Food Labeling Can Impact Healthy Eating
Including warning labels may improve healthy eating habits.
Labeling food packages on the front was observed to be easier to understand and facilitate healthier choices than other labels, according to a study presented at the American College of Cardiology scientific session.
Food labeling is important, because it shows consumers what is in their food, and how it compares with the recommended daily intake guidelines, the study authors noted. However, the labeling can at times get confusing, and may lead consumers to believe that a product is healthier than it actually is.
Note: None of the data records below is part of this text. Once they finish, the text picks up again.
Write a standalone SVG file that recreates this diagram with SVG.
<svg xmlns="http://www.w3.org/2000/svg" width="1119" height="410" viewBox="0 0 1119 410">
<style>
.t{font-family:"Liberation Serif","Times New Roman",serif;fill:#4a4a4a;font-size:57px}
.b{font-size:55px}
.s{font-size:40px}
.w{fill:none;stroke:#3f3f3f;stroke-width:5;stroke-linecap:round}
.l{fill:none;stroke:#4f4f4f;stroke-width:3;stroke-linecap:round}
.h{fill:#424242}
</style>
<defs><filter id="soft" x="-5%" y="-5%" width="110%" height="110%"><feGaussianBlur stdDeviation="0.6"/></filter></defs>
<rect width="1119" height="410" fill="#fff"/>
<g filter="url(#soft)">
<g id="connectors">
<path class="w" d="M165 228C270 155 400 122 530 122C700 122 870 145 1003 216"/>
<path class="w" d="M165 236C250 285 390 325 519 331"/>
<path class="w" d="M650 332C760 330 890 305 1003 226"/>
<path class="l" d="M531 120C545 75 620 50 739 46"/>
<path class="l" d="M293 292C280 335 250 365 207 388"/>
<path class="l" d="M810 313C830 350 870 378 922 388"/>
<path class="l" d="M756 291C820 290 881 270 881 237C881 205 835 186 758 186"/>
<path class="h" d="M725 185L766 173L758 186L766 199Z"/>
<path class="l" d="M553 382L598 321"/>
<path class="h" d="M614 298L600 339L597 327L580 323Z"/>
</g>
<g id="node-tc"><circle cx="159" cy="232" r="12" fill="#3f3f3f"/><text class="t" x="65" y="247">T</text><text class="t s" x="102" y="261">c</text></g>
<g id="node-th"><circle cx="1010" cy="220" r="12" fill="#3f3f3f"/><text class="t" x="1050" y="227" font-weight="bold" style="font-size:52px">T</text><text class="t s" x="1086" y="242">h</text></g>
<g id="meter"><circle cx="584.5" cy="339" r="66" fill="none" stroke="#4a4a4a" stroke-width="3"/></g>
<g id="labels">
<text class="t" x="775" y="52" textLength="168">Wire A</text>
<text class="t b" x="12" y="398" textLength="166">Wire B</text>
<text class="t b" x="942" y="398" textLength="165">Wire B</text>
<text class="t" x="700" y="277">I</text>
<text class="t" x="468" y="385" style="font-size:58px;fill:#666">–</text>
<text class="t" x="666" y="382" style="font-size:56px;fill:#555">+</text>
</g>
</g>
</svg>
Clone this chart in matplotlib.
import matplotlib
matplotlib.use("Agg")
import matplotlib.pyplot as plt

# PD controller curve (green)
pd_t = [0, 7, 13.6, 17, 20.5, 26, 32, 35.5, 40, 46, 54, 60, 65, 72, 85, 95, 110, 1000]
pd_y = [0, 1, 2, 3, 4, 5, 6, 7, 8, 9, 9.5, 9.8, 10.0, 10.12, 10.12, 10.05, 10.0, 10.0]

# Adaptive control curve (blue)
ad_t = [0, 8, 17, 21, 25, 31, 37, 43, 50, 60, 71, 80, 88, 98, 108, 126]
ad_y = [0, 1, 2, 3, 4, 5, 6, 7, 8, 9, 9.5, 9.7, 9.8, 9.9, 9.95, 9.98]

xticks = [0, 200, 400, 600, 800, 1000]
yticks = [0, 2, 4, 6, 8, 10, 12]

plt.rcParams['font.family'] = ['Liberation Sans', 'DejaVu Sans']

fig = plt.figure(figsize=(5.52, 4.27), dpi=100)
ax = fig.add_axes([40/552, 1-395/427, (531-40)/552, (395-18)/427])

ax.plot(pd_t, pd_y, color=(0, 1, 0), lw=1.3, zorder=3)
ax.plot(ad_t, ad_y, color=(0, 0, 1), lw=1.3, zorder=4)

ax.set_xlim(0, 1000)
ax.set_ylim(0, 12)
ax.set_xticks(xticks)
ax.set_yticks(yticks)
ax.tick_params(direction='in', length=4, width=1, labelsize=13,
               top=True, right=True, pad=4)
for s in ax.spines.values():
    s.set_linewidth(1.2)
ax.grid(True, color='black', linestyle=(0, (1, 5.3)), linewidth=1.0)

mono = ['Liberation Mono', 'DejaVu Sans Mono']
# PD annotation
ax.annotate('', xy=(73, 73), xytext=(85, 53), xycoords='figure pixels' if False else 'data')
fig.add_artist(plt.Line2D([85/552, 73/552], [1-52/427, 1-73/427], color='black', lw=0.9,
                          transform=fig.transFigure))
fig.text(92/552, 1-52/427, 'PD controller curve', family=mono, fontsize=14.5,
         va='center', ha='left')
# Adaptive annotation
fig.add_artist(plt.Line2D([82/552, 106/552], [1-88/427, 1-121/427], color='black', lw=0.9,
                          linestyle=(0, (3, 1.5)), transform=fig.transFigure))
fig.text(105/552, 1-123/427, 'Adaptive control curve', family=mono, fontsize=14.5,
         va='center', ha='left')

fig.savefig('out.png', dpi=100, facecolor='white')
The Health Star Rating System was implemented by the Australian government in 2015 to improve their food labeling methods. This requires that packaged food display a scoring system of 1 to 5 stars, and also lists calories, saturated fat, sugars, and sodium.
Included in the study were 1578 participants who were randomized to receive 1 of 4 different types of front-of-pack labeling systems to determine if product-labeling impacted healthier food purchasing choices over a 1-month period of time.
Some participants were assigned the Health Star Rating System, which includes multi-colored labels, daily intake guidelines, and warnings, while the control group was assigned the standard nutritional information panel. Other participants received 2 other types of labels. The investigators reported that participants scanned bar codes while shopping to access label information.
The primary study endpoint was healthier food choices, as defined by the mean transformed nutrient profile score, according to the study.
Over 1 month, the participants purchased more than 200,000 food items. The authors discovered that the mean healthiness of the participants using the Health Star Rating System was non-inferior to the other rating systems.
While there were no differences observed between Health Star Rating and traffic light labels, or daily intake guides, the inclusion of warning labels resulted in healthier food purchases compared with control participants, according to the study.
The authors reported that the Health Star Rating was found to be easier to understand and more useful than other rating systems. Along with traffic light labels, Health Star Ratings were easier to understand than the nutrient panel.
These findings support the Australian government’s initiative that uses the Health Star Rating are the preferred labeling system, according to the study. The authors suggest that the addition of warning and recommendation labels could lead to even healthier food choices, the study concluded.